| Listing |
◇ ◇ ◇ ◇
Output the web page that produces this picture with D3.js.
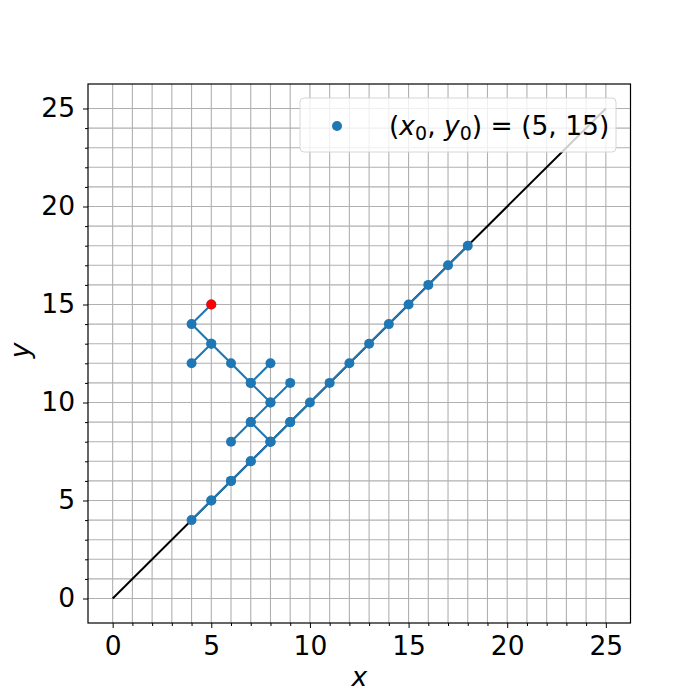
◇ ◇ ◇ ◇
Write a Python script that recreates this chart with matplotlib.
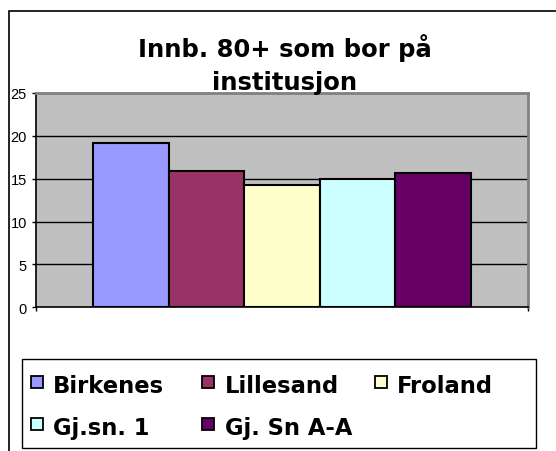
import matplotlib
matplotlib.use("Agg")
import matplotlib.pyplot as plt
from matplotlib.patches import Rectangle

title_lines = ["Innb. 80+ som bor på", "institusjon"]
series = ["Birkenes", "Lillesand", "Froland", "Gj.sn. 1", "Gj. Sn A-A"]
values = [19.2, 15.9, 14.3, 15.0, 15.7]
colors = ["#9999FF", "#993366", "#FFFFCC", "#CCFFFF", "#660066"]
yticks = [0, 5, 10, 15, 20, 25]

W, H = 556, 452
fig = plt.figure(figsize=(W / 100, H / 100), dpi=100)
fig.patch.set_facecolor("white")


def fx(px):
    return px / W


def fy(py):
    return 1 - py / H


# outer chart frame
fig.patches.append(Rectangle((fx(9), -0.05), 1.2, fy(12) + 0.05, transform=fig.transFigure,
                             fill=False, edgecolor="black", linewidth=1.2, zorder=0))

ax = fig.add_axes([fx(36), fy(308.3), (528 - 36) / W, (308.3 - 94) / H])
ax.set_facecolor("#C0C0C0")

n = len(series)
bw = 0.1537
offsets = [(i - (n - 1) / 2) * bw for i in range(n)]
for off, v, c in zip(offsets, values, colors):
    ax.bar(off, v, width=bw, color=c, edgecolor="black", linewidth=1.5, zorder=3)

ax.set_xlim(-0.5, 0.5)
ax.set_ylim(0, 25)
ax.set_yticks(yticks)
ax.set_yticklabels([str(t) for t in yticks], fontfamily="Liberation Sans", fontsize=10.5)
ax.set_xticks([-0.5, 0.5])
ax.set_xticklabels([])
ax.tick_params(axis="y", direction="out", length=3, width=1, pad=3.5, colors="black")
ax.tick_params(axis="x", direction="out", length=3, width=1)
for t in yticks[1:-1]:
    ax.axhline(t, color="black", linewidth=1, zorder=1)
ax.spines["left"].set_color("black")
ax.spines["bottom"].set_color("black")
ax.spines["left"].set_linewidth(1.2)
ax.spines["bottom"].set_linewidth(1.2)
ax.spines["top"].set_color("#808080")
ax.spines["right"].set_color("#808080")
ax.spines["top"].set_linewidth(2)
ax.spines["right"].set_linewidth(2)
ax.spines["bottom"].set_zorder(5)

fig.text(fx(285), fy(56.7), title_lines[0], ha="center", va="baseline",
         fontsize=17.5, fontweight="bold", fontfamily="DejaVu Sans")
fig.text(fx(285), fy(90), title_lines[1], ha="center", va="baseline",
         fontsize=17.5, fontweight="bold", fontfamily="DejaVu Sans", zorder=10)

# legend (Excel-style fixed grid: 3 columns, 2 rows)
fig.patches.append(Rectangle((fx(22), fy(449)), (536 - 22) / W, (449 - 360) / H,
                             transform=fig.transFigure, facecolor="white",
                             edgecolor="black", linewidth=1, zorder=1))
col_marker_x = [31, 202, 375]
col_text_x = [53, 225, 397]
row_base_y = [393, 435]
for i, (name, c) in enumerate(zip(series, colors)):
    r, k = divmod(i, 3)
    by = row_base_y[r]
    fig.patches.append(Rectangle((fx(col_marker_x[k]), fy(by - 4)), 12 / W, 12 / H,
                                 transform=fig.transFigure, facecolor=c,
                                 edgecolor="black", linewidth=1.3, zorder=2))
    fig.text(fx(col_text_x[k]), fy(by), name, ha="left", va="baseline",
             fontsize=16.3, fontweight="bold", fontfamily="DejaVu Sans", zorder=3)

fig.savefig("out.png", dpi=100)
◇ ◇ ◇ ◇
| What the task asks |
Pull out every line in the data above that has the word "matplotlib".

| Answer to this exercise |
Write a Python script that recreates this chart with matplotlib.
import matplotlib
matplotlib.use("Agg")
import matplotlib.pyplot as plt
from matplotlib.patches import Rectangle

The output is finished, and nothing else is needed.